[Exercise goal]
Extract all of the data and reproduce it precisely.

◆ ◆ ◆ ◆ ◆ ◆ ◆

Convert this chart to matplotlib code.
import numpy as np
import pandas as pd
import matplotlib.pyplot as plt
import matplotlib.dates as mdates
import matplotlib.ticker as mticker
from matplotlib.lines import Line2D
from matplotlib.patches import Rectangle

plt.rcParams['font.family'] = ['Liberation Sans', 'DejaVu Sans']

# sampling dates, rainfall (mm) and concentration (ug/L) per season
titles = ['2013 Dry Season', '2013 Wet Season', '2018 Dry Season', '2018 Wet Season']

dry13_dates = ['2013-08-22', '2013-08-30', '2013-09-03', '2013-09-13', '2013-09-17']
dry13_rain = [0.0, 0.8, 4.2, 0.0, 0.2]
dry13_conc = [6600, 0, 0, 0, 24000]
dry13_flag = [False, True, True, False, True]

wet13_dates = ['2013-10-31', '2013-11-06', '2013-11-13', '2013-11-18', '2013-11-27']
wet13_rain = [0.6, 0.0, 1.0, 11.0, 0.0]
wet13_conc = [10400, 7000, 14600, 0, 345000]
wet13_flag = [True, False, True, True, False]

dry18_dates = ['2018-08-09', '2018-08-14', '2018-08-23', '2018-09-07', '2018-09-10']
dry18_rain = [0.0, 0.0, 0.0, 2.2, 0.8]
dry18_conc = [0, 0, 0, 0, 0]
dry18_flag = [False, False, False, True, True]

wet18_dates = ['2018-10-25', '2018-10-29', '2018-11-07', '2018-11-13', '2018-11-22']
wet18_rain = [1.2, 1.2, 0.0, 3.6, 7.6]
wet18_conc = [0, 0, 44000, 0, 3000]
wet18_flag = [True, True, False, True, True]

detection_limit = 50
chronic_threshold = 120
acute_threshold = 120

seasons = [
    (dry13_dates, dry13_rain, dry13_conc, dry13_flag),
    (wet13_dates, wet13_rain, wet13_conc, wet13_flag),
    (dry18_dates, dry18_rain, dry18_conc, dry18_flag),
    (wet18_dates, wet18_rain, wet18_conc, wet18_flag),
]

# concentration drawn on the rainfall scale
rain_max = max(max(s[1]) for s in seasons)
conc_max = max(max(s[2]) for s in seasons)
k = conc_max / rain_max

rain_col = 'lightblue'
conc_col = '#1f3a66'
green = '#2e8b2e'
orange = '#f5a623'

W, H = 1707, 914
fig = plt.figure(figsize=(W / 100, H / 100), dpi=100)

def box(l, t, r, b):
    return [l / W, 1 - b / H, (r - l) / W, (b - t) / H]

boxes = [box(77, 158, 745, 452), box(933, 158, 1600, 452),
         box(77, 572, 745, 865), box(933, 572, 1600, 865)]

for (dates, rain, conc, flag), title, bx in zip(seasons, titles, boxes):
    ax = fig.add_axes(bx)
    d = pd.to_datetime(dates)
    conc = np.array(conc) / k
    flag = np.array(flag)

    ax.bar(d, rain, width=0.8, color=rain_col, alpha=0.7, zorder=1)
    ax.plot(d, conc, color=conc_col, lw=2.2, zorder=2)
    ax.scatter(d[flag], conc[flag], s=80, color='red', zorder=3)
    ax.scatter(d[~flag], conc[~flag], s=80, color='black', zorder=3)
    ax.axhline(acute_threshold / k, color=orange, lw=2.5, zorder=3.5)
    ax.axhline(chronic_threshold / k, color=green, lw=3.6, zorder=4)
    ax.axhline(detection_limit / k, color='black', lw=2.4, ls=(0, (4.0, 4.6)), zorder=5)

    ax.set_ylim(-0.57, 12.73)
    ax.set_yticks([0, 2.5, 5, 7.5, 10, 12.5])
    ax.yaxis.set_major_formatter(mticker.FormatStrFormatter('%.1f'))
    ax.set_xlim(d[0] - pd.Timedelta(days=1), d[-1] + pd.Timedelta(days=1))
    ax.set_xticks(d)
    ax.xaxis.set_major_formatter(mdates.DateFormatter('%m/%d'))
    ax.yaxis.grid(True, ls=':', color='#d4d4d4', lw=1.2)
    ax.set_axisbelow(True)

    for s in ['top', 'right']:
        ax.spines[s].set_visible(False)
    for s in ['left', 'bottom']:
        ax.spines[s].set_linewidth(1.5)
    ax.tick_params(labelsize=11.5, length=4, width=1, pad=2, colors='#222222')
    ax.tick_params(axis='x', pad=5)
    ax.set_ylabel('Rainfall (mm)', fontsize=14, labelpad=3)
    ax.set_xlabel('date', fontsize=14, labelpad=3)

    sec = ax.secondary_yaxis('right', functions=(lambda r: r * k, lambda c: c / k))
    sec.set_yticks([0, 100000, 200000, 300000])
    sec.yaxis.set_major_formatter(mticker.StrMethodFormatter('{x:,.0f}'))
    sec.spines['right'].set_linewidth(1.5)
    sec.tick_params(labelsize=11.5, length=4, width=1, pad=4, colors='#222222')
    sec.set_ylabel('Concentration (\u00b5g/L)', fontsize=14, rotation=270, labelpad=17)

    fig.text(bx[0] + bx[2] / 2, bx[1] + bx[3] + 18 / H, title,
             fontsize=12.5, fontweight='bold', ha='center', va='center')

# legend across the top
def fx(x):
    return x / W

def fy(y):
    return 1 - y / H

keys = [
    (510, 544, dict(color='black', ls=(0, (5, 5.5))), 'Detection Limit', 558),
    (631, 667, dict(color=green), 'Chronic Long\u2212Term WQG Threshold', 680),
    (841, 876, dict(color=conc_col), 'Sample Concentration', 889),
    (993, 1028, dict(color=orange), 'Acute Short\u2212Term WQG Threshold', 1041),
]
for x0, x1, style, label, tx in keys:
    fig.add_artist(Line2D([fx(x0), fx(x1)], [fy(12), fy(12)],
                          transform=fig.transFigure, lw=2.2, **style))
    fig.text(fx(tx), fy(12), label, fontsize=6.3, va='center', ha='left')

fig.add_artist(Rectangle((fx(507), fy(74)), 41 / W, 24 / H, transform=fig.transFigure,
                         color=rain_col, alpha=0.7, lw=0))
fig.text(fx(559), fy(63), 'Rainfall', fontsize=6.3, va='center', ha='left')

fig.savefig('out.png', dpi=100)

◆ ◆ ◆ ◆ ◆ ◆ ◆

[Task result]
Convert this chart to matplotlib code.
import numpy as np
import pandas as pd
import matplotlib.pyplot as plt
import matplotlib.dates as mdates
import matplotlib.ticker as mticker
from matplotlib.lines import Line2D
from matplotlib.patches import Rectangle

plt.rcParams['font.family'] = ['Liberation Sans', 'DejaVu Sans']

# sampling dates, rainfall (mm) and concentration (ug/L) per season
titles = ['2013 Dry Season', '2013 Wet Season', '2018 Dry Season', '2018 Wet Season']

dry13_dates = ['2013-08-22', '2013-08-30', '2013-09-03', '2013-09-13', '2013-09-17']
dry13_rain = [0.0, 0.8, 4.2, 0.0, 0.2]
dry13_conc = [6600, 0, 0, 0, 24000]
dry13_flag = [False, True, True, False, True]

wet13_dates = ['2013-10-31', '2013-11-06', '2013-11-13', '2013-11-18', '2013-11-27']
wet13_rain = [0.6, 0.0, 1.0, 11.0, 0.0]
wet13_conc = [10400, 7000, 14600, 0, 345000]
wet13_flag = [True, False, True, True, False]

dry18_dates = ['2018-08-09', '2018-08-14', '2018-08-23', '2018-09-07', '2018-09-10']
dry18_rain = [0.0, 0.0, 0.0, 2.2, 0.8]
dry18_conc = [0, 0, 0, 0, 0]
dry18_flag = [False, False, False, True, True]

wet18_dates = ['2018-10-25', '2018-10-29', '2018-11-07', '2018-11-13', '2018-11-22']
wet18_rain = [1.2, 1.2, 0.0, 3.6, 7.6]
wet18_conc = [0, 0, 44000, 0, 3000]
wet18_flag = [True, True, False, True, True]

detection_limit = 50
chronic_threshold = 120
acute_threshold = 120

seasons = [
    (dry13_dates, dry13_rain, dry13_conc, dry13_flag),
    (wet13_dates, wet13_rain, wet13_conc, wet13_flag),
    (dry18_dates, dry18_rain, dry18_conc, dry18_flag),
    (wet18_dates, wet18_rain, wet18_conc, wet18_flag),
]

# concentration drawn on the rainfall scale
rain_max = max(max(s[1]) for s in seasons)
conc_max = max(max(s[2]) for s in seasons)
k = conc_max / rain_max

rain_col = 'lightblue'
conc_col = '#1f3a66'
green = '#2e8b2e'
orange = '#f5a623'

W, H = 1707, 914
fig = plt.figure(figsize=(W / 100, H / 100), dpi=100)

def box(l, t, r, b):
    return [l / W, 1 - b / H, (r - l) / W, (b - t) / H]

boxes = [box(77, 158, 745, 452), box(933, 158, 1600, 452),
         box(77, 572, 745, 865), box(933, 572, 1600, 865)]

for (dates, rain, conc, flag), title, bx in zip(seasons, titles, boxes):
    ax = fig.add_axes(bx)
    d = pd.to_datetime(dates)
    conc = np.array(conc) / k
    flag = np.array(flag)

    ax.bar(d, rain, width=0.8, color=rain_col, alpha=0.7, zorder=1)
    ax.plot(d, conc, color=conc_col, lw=2.2, zorder=2)
    ax.scatter(d[flag], conc[flag], s=80, color='red', zorder=3)
    ax.scatter(d[~flag], conc[~flag], s=80, color='black', zorder=3)
    ax.axhline(acute_threshold / k, color=orange, lw=2.5, zorder=3.5)
    ax.axhline(chronic_threshold / k, color=green, lw=3.6, zorder=4)
    ax.axhline(detection_limit / k, color='black', lw=2.4, ls=(0, (4.0, 4.6)), zorder=5)

    ax.set_ylim(-0.57, 12.73)
    ax.set_yticks([0, 2.5, 5, 7.5, 10, 12.5])
    ax.yaxis.set_major_formatter(mticker.FormatStrFormatter('%.1f'))
    ax.set_xlim(d[0] - pd.Timedelta(days=1), d[-1] + pd.Timedelta(days=1))
    ax.set_xticks(d)
    ax.xaxis.set_major_formatter(mdates.DateFormatter('%m/%d'))
    ax.yaxis.grid(True, ls=':', color='#d4d4d4', lw=1.2)
    ax.set_axisbelow(True)

    for s in ['top', 'right']:
        ax.spines[s].set_visible(False)
    for s in ['left', 'bottom']:
        ax.spines[s].set_linewidth(1.5)
    ax.tick_params(labelsize=11.5, length=4, width=1, pad=2, colors='#222222')
    ax.tick_params(axis='x', pad=5)
    ax.set_ylabel('Rainfall (mm)', fontsize=14, labelpad=3)
    ax.set_xlabel('date', fontsize=14, labelpad=3)

    sec = ax.secondary_yaxis('right', functions=(lambda r: r * k, lambda c: c / k))
    sec.set_yticks([0, 100000, 200000, 300000])
    sec.yaxis.set_major_formatter(mticker.StrMethodFormatter('{x:,.0f}'))
    sec.spines['right'].set_linewidth(1.5)
    sec.tick_params(labelsize=11.5, length=4, width=1, pad=4, colors='#222222')
    sec.set_ylabel('Concentration (\u00b5g/L)', fontsize=14, rotation=270, labelpad=17)

    fig.text(bx[0] + bx[2] / 2, bx[1] + bx[3] + 18 / H, title,
             fontsize=12.5, fontweight='bold', ha='center', va='center')

# legend across the top
def fx(x):
    return x / W

def fy(y):
    return 1 - y / H

keys = [
    (510, 544, dict(color='black', ls=(0, (5, 5.5))), 'Detection Limit', 558),
    (631, 667, dict(color=green), 'Chronic Long\u2212Term WQG Threshold', 680),
    (841, 876, dict(color=conc_col), 'Sample Concentration', 889),
    (993, 1028, dict(color=orange), 'Acute Short\u2212Term WQG Threshold', 1041),
]
for x0, x1, style, label, tx in keys:
    fig.add_artist(Line2D([fx(x0), fx(x1)], [fy(12), fy(12)],
                          transform=fig.transFigure, lw=2.2, **style))
    fig.text(fx(tx), fy(12), label, fontsize=6.3, va='center', ha='left')

fig.add_artist(Rectangle((fx(507), fy(74)), 41 / W, 24 / H, transform=fig.transFigure,
                         color=rain_col, alpha=0.7, lw=0))
fig.text(fx(559), fy(63), 'Rainfall', fontsize=6.3, va='center', ha='left')

fig.savefig('out.png', dpi=100)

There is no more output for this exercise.